During one of the ongoing scientific missions in December 2000 off Paradeep, north-east coast of India various oceanographic and meteorological observations were made from a time-series location beside the selected spatial locations. The measurements off Paradeep revealed that the tidal effect was very prominent in the coastal region with significant changes in the flow pattern, variations in temperature, salinity and sound speed both in space and time. One of the most important features observed during the experiment was the temperature inversion of 1.5 to 4°C which was consistently present throughout the time-series as well as spatial observations. Generally, such inversions are not observed in other parts of the World Oceans.

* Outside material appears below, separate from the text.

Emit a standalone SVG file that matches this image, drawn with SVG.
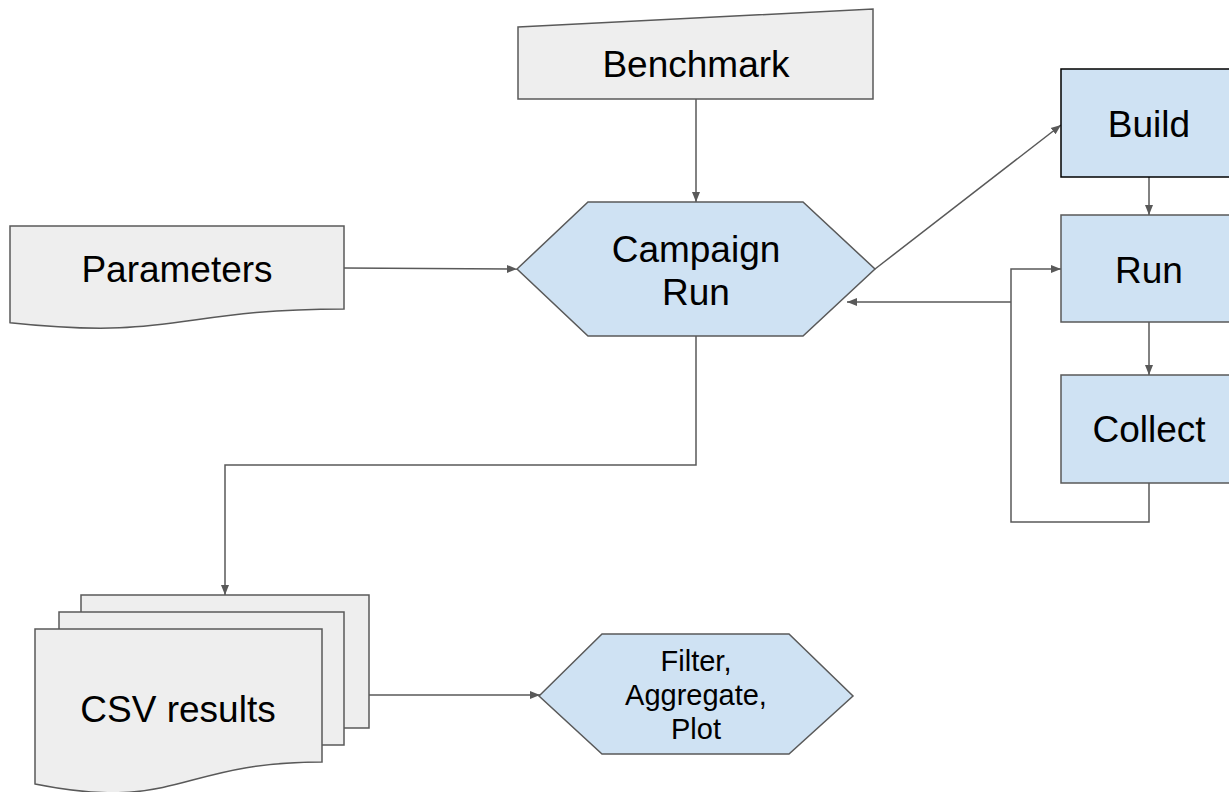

Measured currents clearly indicated the tidal reversals and spatial variations in the flow pattern. The salinity gradually increased from the coast to deep waters (i.e. about 22 PSU to 32 PSU) within a distance of 60 miles. Winds were low varying between 2 to 5 m/s and the predominant wind direction during the observation period was north-east. The sea-state generally remained calm with wave height varying between 0.2 and 0.6m (fair weather season). Tidal influence up to a depth of 50m appeared to be very prominent with its semidiurnal reversal both in magnitude as well as direction. Current speed varied between 0.1 m/s to 0.6 m/s and the predominant direction near to coast was south-west. The inversion layer moved from the surface towards deeper waters during the time-series observations. This might be due to the changes in tidal circulation pattern during the lunar cycle. The measurements during this scientific mission also suggested a salinity front in the upper layers which was extending from the coast up to 40 km offshore.

Keywords


Thermal Inversion, Tidal Reversal, Nearshore Hydrodynamics, Measurements off Paradeep, Observations North-east Coast of India.